Rap Blog is a weekly showcase of a standout rap song.
When I first listened to Hook's 2019 project Bully, I remember thinking how apt a title it is. The California rapper's flows — whether sledgehammer blunt or wispy smooth — are all delivered by the coolest mean girl you've ever had the misfortune of being read by: you think that you don't care about what people think until someone like Hook trains her sights on you like a cobra, ready to detach her jaw and let the venom fly.
Of course, this quality isn't the source of Hook's appeal.
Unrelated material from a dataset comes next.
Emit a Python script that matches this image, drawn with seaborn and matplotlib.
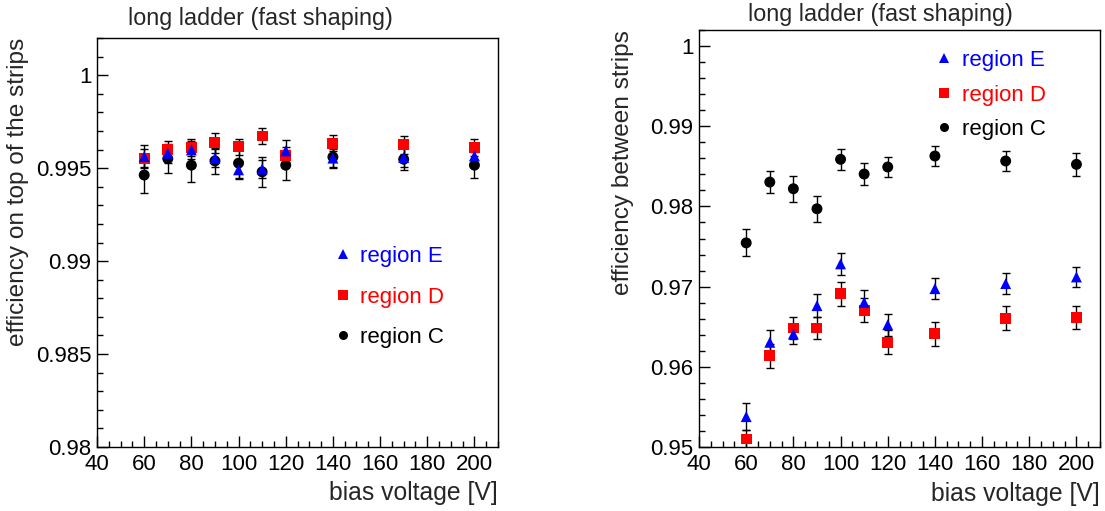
import numpy as np
import pandas as pd
import matplotlib
matplotlib.use("Agg")
import matplotlib.pyplot as plt
import seaborn as sns
from matplotlib.lines import Line2D
from matplotlib.ticker import MultipleLocator, FormatStrFormatter

# bias voltage points [V]
voltages = [60, 70, 80, 90, 100, 110, 120, 140, 170, 200]

# efficiency on top of the strips
top_E = [0.99562, 0.99580, 0.99598, 0.99554, 0.99491, 0.99495, 0.99593, 0.99554, 0.99557, 0.99566]
top_E_err = [0.0006, 0.0005, 0.0005, 0.0005, 0.0005, 0.0005, 0.0006, 0.0005, 0.0005, 0.0005]
top_D = [0.99554, 0.99598, 0.99610, 0.99637, 0.99616, 0.99673, 0.99566, 0.99634, 0.99625, 0.99610]
top_D_err = [0.0005, 0.0005, 0.00045, 0.00054, 0.00043, 0.00045, 0.0005, 0.00043, 0.0005, 0.00045]
top_C = [0.99463, 0.99551, 0.99516, 0.99539, 0.99527, 0.99480, 0.99516, 0.99560, 0.99548, 0.99516]
top_C_err = [0.00098, 0.00075, 0.00093, 0.0007, 0.0008, 0.0008, 0.0008, 0.0006, 0.0006, 0.0007]

# efficiency between strips
btw_E = [0.95379, 0.96306, 0.96409, 0.96763, 0.97284, 0.96804, 0.96525, 0.96975, 0.97038, 0.97121]
btw_E_err = [0.0017, 0.0015, 0.0013, 0.0014, 0.0014, 0.0015, 0.0014, 0.0013, 0.0013, 0.0013]
btw_D = [0.95100, 0.96138, 0.96484, 0.96484, 0.96913, 0.96704, 0.96309, 0.96413, 0.96604, 0.96616]
btw_D_err = [0.0011, 0.0015, 0.0014, 0.0014, 0.0015, 0.0015, 0.0015, 0.0015, 0.0015, 0.0014]
btw_C = [0.97546, 0.98304, 0.98221, 0.97971, 0.98588, 0.98404, 0.98492, 0.98629, 0.98567, 0.98525]
btw_C_err = [0.0017, 0.0014, 0.0016, 0.0016, 0.0013, 0.0014, 0.0013, 0.0013, 0.0013, 0.0014]

regions = ["C", "D", "E"]
colors = {"C": "black", "D": "#ff0000", "E": "#0000ff"}
markers = {"C": "o", "D": "s", "E": "^"}


def make_df(series):
    rows = []
    for reg in regions:
        vals, errs = series[reg]
        for v, e, r in zip(voltages, vals, errs):
            rows.append({"voltage": v, "eff": e, "err": r, "region": reg})
    return pd.DataFrame(rows)


df_top = make_df({"C": (top_C, top_C_err), "D": (top_D, top_D_err), "E": (top_E, top_E_err)})
df_btw = make_df({"C": (btw_C, btw_C_err), "D": (btw_D, btw_D_err), "E": (btw_E, btw_E_err)})

sns.set_style("white")
plt.rcParams["font.family"] = ["Liberation Sans", "DejaVu Sans"]
plt.rcParams["font.size"] = 16

fig = plt.figure(figsize=(11.05, 5.11), dpi=100)
ax1 = fig.add_axes([0.0878, 0.1252, 0.3629, 0.8004])
ax2 = fig.add_axes([0.6326, 0.1252, 0.3629, 0.8160])


def draw_panel(ax, df, ylim, ymajor, yminor, ylabel):
    for reg in regions:
        sub = df[df.region == reg]
        ax.errorbar(sub.voltage, sub.eff, yerr=sub.err, fmt="none", ecolor="black",
                    elinewidth=1.0, capsize=2.8, capthick=1.0, zorder=2)
    sns.scatterplot(data=df, x="voltage", y="eff", hue="region", style="region",
                    hue_order=regions, style_order=regions, palette=colors,
                    markers=markers, s=62, linewidth=0, legend=False, ax=ax, zorder=3)
    ax.set_xlim(40, 210)
    ax.set_ylim(*ylim)
    ax.xaxis.set_major_locator(MultipleLocator(20))
    ax.xaxis.set_minor_locator(MultipleLocator(5))
    ax.yaxis.set_major_locator(MultipleLocator(ymajor))
    ax.yaxis.set_minor_locator(MultipleLocator(yminor))
    ax.yaxis.set_major_formatter(FormatStrFormatter("%g"))
    ax.tick_params(which="both", direction="in", top=False, right=False,
                   left=True, bottom=True, colors="black", labelsize=16)
    ax.tick_params(which="major", length=8, width=1)
    ax.tick_params(which="minor", length=4, width=1)
    ax.tick_params(axis="y", pad=4)
    ax.tick_params(axis="x", pad=5)
    for sp in ax.spines.values():
        sp.set_color("black")
        sp.set_linewidth(1.0)
    ax.set_xlabel("bias voltage [V]", loc="right", fontsize=17.8)
    ax.xaxis.set_label_coords(1.0, -0.083)
    ax.set_ylabel(ylabel, loc="top", fontsize=17.6)


draw_panel(ax1, df_top, (0.98, 1.002), 0.005, 0.001, "efficiency on top of the strips")
ax1.yaxis.set_label_coords(-0.17, 1.0)
draw_panel(ax2, df_btw, (0.95, 1.002), 0.01, 0.002, "efficiency between strips")
ax2.yaxis.set_label_coords(-0.163, 1.0)

fig.text(260 / 1105, 1 - 18 / 511, "long ladder (fast shaping)", ha="center", va="center", fontsize=16.8)
fig.text(880 / 1105, 1 - 14 / 511, "long ladder (fast shaping)", ha="center", va="center", fontsize=16.8)

# legends: E, D, C
handles = [Line2D([], [], linestyle="none", marker=markers[r], color=colors[r],
                  markersize=6.5, markeredgewidth=0) for r in ["E", "D", "C"]]
labels = ["region E", "region D", "region C"]
for ax, anchor, spacing in [(ax1, (0.302, 1 - 297 / 511), 0.87),
                            (ax2, (0.8467, 1 - 95 / 511), 0.62)]:
    ax.legend(handles, labels, loc="center left", bbox_to_anchor=anchor,
              bbox_transform=fig.transFigure, frameon=False, fontsize=16,
              handlelength=0.8, handletextpad=0.4, borderpad=0, borderaxespad=0,
              labelspacing=spacing, labelcolor=[colors["E"], colors["D"], colors["C"]])

fig.savefig("out.png", dpi=100)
What really makes her shine are her experimental tendencies, the kind on display on Castle, her first full-length project in four years. Some tracks like "city!," you'd hesitate to call rap, with Hook's swaying, nearly off-mic melodies over the menacing trap beat recalling a Dean Blunt loosie. That's one pole of a project with a fascinating looseness: on the other, she's flowing immaculately over beats from Surf Gang ("DIAMONDS") and Working On Dying ("UBER THERAPY").
"Mattress" rests at the equator. The first voice we hear on the song isn't Hook's but that of French rapper Obakxs, who raps resplendently over a beat somewhere between industrial techno and Klingon rave. Here, Hook's verses have a jazzy form that takes a cue from the frenetic beat: she scats, unleashes volley after volley of memorable lines, screams "EASY A" with an unhinged bellow, and coos softly on the outro. It's tough to keep up, but it's fun as hell to try.